[EXERCISE PROMPT]
Please give the entries again in full and exactly, without any picture.

-- begin SUPPLIED INFORMATION --

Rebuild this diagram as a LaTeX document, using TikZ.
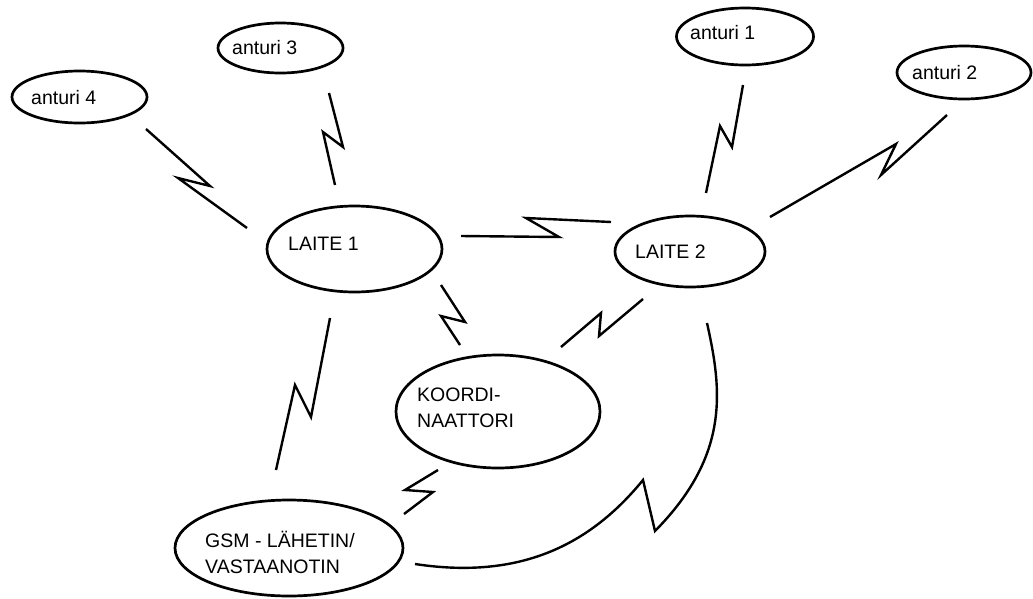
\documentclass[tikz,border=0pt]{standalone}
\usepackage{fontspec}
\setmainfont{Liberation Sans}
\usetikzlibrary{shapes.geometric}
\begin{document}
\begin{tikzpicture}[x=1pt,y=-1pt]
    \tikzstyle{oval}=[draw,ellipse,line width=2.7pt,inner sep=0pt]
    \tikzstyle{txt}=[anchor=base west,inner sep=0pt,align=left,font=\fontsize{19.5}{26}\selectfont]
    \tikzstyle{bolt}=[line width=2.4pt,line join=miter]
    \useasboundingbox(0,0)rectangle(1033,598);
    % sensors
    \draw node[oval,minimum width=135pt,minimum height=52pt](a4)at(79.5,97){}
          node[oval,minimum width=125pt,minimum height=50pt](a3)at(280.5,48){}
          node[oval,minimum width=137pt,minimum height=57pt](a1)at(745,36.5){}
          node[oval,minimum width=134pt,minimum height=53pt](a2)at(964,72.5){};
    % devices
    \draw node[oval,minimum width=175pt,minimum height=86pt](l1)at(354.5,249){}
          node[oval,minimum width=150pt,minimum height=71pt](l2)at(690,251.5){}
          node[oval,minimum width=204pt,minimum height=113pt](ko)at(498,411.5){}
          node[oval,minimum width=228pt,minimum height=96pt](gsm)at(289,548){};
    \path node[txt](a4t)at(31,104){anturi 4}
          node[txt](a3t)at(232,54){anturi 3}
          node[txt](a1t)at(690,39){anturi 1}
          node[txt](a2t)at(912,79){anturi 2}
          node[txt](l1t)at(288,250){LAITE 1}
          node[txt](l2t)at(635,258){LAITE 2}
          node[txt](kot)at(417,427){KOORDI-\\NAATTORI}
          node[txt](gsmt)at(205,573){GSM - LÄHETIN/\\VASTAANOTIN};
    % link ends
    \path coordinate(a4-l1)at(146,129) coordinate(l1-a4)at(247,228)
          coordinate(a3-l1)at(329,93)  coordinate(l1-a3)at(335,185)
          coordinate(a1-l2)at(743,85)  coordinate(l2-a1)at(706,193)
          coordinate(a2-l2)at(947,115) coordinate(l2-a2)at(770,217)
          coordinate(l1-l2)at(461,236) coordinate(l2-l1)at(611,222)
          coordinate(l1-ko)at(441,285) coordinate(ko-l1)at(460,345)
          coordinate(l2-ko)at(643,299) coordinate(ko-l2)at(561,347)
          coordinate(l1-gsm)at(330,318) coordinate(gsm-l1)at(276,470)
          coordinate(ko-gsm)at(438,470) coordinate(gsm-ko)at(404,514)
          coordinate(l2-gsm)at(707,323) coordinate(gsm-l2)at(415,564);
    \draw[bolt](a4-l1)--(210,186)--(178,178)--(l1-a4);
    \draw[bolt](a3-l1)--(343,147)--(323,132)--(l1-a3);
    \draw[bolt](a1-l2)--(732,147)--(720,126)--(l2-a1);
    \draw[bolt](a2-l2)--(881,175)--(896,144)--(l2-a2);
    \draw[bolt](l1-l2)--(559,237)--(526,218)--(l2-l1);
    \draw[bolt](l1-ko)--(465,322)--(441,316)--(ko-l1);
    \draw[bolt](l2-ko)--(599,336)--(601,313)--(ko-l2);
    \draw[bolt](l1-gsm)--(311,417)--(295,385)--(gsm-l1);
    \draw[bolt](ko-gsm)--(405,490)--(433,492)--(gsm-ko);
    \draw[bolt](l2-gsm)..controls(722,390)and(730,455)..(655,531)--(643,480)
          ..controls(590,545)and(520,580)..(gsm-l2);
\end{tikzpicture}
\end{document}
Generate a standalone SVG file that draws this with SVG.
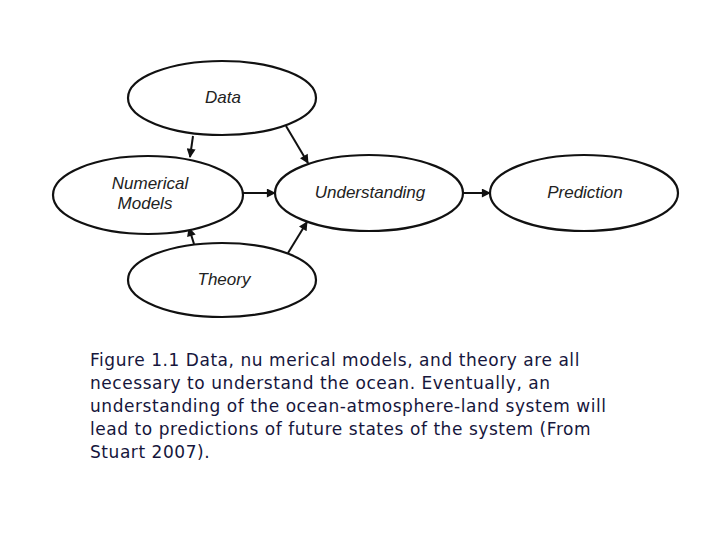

-- end SUPPLIED INFORMATION --

[TASK ANSWER]
Rebuild this diagram as a LaTeX document, using TikZ.
\documentclass[tikz,border=0pt]{standalone}
\usepackage{fontspec}
\setmainfont{Liberation Sans}
\usetikzlibrary{shapes.geometric}
\begin{document}
\begin{tikzpicture}[x=1pt,y=-1pt]
    \tikzstyle{oval}=[draw,ellipse,line width=2.7pt,inner sep=0pt]
    \tikzstyle{txt}=[anchor=base west,inner sep=0pt,align=left,font=\fontsize{19.5}{26}\selectfont]
    \tikzstyle{bolt}=[line width=2.4pt,line join=miter]
    \useasboundingbox(0,0)rectangle(1033,598);
    % sensors
    \draw node[oval,minimum width=135pt,minimum height=52pt](a4)at(79.5,97){}
          node[oval,minimum width=125pt,minimum height=50pt](a3)at(280.5,48){}
          node[oval,minimum width=137pt,minimum height=57pt](a1)at(745,36.5){}
          node[oval,minimum width=134pt,minimum height=53pt](a2)at(964,72.5){};
    % devices
    \draw node[oval,minimum width=175pt,minimum height=86pt](l1)at(354.5,249){}
          node[oval,minimum width=150pt,minimum height=71pt](l2)at(690,251.5){}
          node[oval,minimum width=204pt,minimum height=113pt](ko)at(498,411.5){}
          node[oval,minimum width=228pt,minimum height=96pt](gsm)at(289,548){};
    \path node[txt](a4t)at(31,104){anturi 4}
          node[txt](a3t)at(232,54){anturi 3}
          node[txt](a1t)at(690,39){anturi 1}
          node[txt](a2t)at(912,79){anturi 2}
          node[txt](l1t)at(288,250){LAITE 1}
          node[txt](l2t)at(635,258){LAITE 2}
          node[txt](kot)at(417,427){KOORDI-\\NAATTORI}
          node[txt](gsmt)at(205,573){GSM - LÄHETIN/\\VASTAANOTIN};
    % link ends
    \path coordinate(a4-l1)at(146,129) coordinate(l1-a4)at(247,228)
          coordinate(a3-l1)at(329,93)  coordinate(l1-a3)at(335,185)
          coordinate(a1-l2)at(743,85)  coordinate(l2-a1)at(706,193)
          coordinate(a2-l2)at(947,115) coordinate(l2-a2)at(770,217)
          coordinate(l1-l2)at(461,236) coordinate(l2-l1)at(611,222)
          coordinate(l1-ko)at(441,285) coordinate(ko-l1)at(460,345)
          coordinate(l2-ko)at(643,299) coordinate(ko-l2)at(561,347)
          coordinate(l1-gsm)at(330,318) coordinate(gsm-l1)at(276,470)
          coordinate(ko-gsm)at(438,470) coordinate(gsm-ko)at(404,514)
          coordinate(l2-gsm)at(707,323) coordinate(gsm-l2)at(415,564);
    \draw[bolt](a4-l1)--(210,186)--(178,178)--(l1-a4);
    \draw[bolt](a3-l1)--(343,147)--(323,132)--(l1-a3);
    \draw[bolt](a1-l2)--(732,147)--(720,126)--(l2-a1);
    \draw[bolt](a2-l2)--(881,175)--(896,144)--(l2-a2);
    \draw[bolt](l1-l2)--(559,237)--(526,218)--(l2-l1);
    \draw[bolt](l1-ko)--(465,322)--(441,316)--(ko-l1);
    \draw[bolt](l2-ko)--(599,336)--(601,313)--(ko-l2);
    \draw[bolt](l1-gsm)--(311,417)--(295,385)--(gsm-l1);
    \draw[bolt](ko-gsm)--(405,490)--(433,492)--(gsm-ko);
    \draw[bolt](l2-gsm)..controls(722,390)and(730,455)..(655,531)--(643,480)
          ..controls(590,545)and(520,580)..(gsm-l2);
\end{tikzpicture}
\end{document}
Generate a standalone SVG file that draws this with SVG.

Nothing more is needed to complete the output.